An example of a decomposed character is “é”, which can be
decomposed into: “e” followed by a combining acute accent: “◌́”.
Without the unicode-width
Cargo feature, every char
below
U+1100 has a width of 1. This includes the combining accent:
use textwrap::core::display_width;
assert_eq!(display_width("Cafe Plain"), 10);
#[cfg(feature = "unicode-width")]
assert_eq!(display_width("Cafe\u{301} Plain"), 10);
#[cfg(not(feature = "unicode-width"))]
assert_eq!(display_width("Cafe\u{301} Plain"), 11);
§Emojis and CJK Characters
Characters such as emojis and CJK characters used in the
Chinese, Japanese, and Korean languages are seen as double-width,
even if the unicode-width
feature is disabled:
use textwrap::core::display_width;
assert_eq!(display_width("😂😭🥺🤣✨😍🙏🥰😊🔥"), 20);
assert_eq!(display_width("你好"), 4); // “Nǐ hǎo” or “Hello” in Chinese
§Limitations
The displayed width of a string cannot always be computed from the string alone. This is because the width depends on the rendering engine used. This is particularly visible with emoji modifier sequences where a base emoji is modified with, e.g., skin tone or hair color modifiers. It is up to the rendering engine to detect this and to produce a suitable emoji.

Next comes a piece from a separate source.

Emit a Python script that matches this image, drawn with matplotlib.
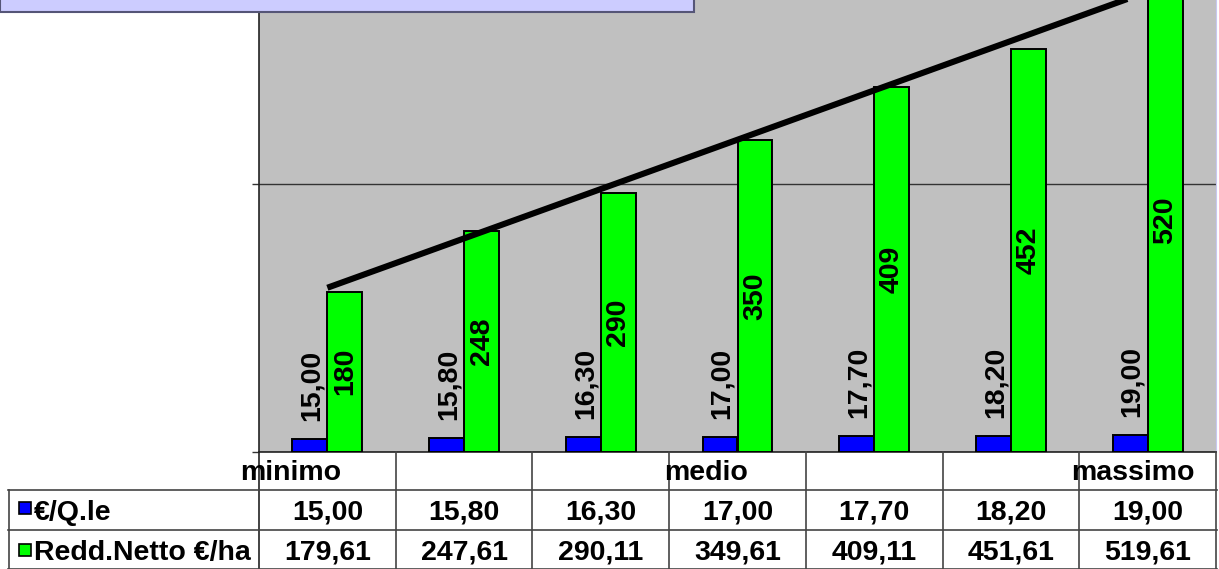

A simple example is “❤️”, which consists of “❤” (U+2764: Black Heart Symbol) followed by U+FE0F (Variation Selector-16). By itself, “❤” is a black heart, but if you follow it with the variant selector, you may get a wider red heart.
A more complex example would be “👨🦰” which should depict a man
with red hair. Here the computed width is too large — and the
width differs depending on the use of the unicode-width
feature:
use textwrap::core::display_width;
assert_eq!("👨🦰".chars().collect::<Vec<char>>(), ['\u{1f468}', '\u{200d}', '\u{1f9b0}']);
#[cfg(feature = "unicode-width")]
assert_eq!(display_width("👨🦰"), 4);
#[cfg(not(feature = "unicode-width"))]
assert_eq!(display_width("👨🦰"), 6);
This happens because the grapheme consists of three code points:
“👨” (U+1F468: Man), Zero Width Joiner (U+200D), and “🦰”
(U+1F9B0: Red Hair). You can see them above in the test. With
unicode-width
enabled, the ZWJ is correctly seen as having zero
width, without it is counted as a double-width character.
§Terminal Support
Modern browsers typically do a great job at combining characters as shown above, but terminals often struggle more. As an example, Gnome Terminal version 3.38.1, shows “❤️” as a big red heart, but shows “👨🦰” as “👨🦰”.